Financial Shares Climb as Investors Bet on U.S. Rate Rise -- 2nd Update

Bank shares gain as investors digest Fed's stance

-- Bonds and gold under pressure

-- Bank of Japan keeps policy unchanged

Global bank shares climbed Thursday, while haven assets came under pressure, after the Federal Reserve signaled it remained on track to raise interest rates later in 2017.

The Stoxx Europe 600 rose 0.3% in morning trading, led a 1.7% advance in lenders following gains in their U.S. and Asian peers.

Shares of U.S. financial stocks rose Wednesday, helping lift the Dow Jones Industrial Average and S&P 500 to record highs after the U.S. central bank kept the door open for a December interest-rate rise and said it would begin shrinking its portfolio of bonds in October. Higher rates tend to boost banks' net interest margins, a measure of lending profitability.

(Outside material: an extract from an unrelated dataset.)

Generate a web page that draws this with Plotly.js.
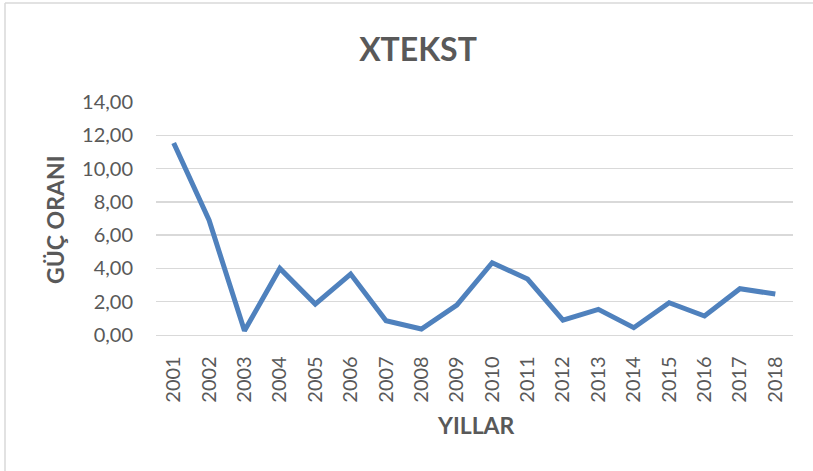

CME Fed-fund futures, used by investors to bet on central bank policy, show investors now see a 68.5% chance of higher U.S. interest rates by the end of the year, compared with 57.7% a day earlier. Officials signalled they continue to expect three rate increases next year, two in 2019 and one in 2020, suggesting continued optimism about the economy despite low inflation.

Many investors "may have expected a more dovish outcome" from the Fed, "especially on the interest-rate projections," said Steven Friedman, a senior economist at BNP Paribas Asset Management.

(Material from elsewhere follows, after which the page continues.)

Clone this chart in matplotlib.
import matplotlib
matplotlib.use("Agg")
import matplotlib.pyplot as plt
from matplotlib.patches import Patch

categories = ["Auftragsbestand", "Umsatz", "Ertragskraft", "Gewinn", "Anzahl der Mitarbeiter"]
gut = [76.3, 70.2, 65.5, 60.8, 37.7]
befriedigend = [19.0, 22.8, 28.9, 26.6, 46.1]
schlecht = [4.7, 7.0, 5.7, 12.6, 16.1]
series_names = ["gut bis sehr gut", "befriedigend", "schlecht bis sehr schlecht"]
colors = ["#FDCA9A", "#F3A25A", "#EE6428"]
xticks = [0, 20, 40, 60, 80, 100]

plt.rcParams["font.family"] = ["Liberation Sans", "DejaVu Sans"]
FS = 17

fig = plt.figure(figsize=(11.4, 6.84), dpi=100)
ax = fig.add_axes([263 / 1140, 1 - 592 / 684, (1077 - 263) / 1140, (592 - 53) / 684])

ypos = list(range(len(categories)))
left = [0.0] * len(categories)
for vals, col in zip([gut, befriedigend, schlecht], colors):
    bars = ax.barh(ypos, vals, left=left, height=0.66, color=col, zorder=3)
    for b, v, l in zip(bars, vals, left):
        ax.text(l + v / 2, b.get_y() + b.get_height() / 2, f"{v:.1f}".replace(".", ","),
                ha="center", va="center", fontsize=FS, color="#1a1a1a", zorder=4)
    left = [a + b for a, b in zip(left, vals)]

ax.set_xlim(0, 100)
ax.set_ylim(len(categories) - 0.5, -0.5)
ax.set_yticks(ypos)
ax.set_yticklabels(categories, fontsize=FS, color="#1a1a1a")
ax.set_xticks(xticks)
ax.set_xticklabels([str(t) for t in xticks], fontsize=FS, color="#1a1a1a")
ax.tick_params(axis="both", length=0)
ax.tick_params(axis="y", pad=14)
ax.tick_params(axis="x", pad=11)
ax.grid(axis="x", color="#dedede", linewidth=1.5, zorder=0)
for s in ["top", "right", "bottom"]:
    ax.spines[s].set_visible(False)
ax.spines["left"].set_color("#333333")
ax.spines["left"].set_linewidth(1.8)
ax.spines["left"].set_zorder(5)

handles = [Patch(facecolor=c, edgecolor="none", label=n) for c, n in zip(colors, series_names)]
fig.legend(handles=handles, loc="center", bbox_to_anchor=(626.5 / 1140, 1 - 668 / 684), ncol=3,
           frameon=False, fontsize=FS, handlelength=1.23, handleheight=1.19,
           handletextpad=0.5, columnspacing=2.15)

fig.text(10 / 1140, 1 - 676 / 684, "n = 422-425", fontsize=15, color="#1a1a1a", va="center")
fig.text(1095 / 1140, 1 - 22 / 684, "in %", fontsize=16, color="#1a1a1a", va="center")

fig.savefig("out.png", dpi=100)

Futures pointed to a 0.1% opening decline for the S&P 500 on Thursday and a flat opening for the Dow.

Shares of Germany's Commerzbank led gains in European banks following media reports of merger interest by Italy's UniCredit, whose shares were up 2.4%.

Shares of utilities companies in Europe and Asia, considered bond-proxies in the stock market, moved lower. Utilities are a favorite for investors seeking higher yields, so rising interest rates lessen their allure. European utilities companies were down 0.8% and telecommunications companies fell 0.5%, while in Australia, the S&P/ASX 200 slid 0.9% as the utilities subindex fell to its lowest level in 2017.

Also weighing down Australian stocks, but helping those in Japan and Europe was a jump in the U.S. dollar which pulled metals prices lower. The WSJ Dollar Index, which tracks the greenback against a basket of 16 currencies, was last up 0.1%, after its biggest gain in a week on Wednesday.

As assets considered safe came under pressure, gold fell 1.2% to $1,301 an ounce, around its lowest since late August.

Yields on 10-year German government bonds rose to 0.473% Thursday, around a six-week high, from 0.435% Wednesday before the Fed decision, while 10-year Treasury yields steadied at 2.270% after climbing to 2.276% Wednesday. The yield on the two-year U.S. Treasury note, which tends to be more sensitive to market expectations, rose to its highest level since November 2008 after the meeting but steadied on Thursday. Yields move inversely to prices.

In Asian trading, Japan's Nikkei Stock Average edged up 0.2%, with insurers gaining on higher bond yields and exporters benefiting from a weaker yen.

Investors showed little reaction after the Bank of Japan left its policy unchanged Thursday, sticking to its massive stimulus program. New board member Goushi Kataoka voted against keeping the interest rate targets unchanged, saying they were insufficient for reaching the bank's inflation target.

Taiwan's Taiex index rose 0.6% in the wake of HTC's $1.1 billion smartphone deal with Google.

Indexes elsewhere in Asia were little changed, with slight declines in Hong Kong, Shanghai and South Korea.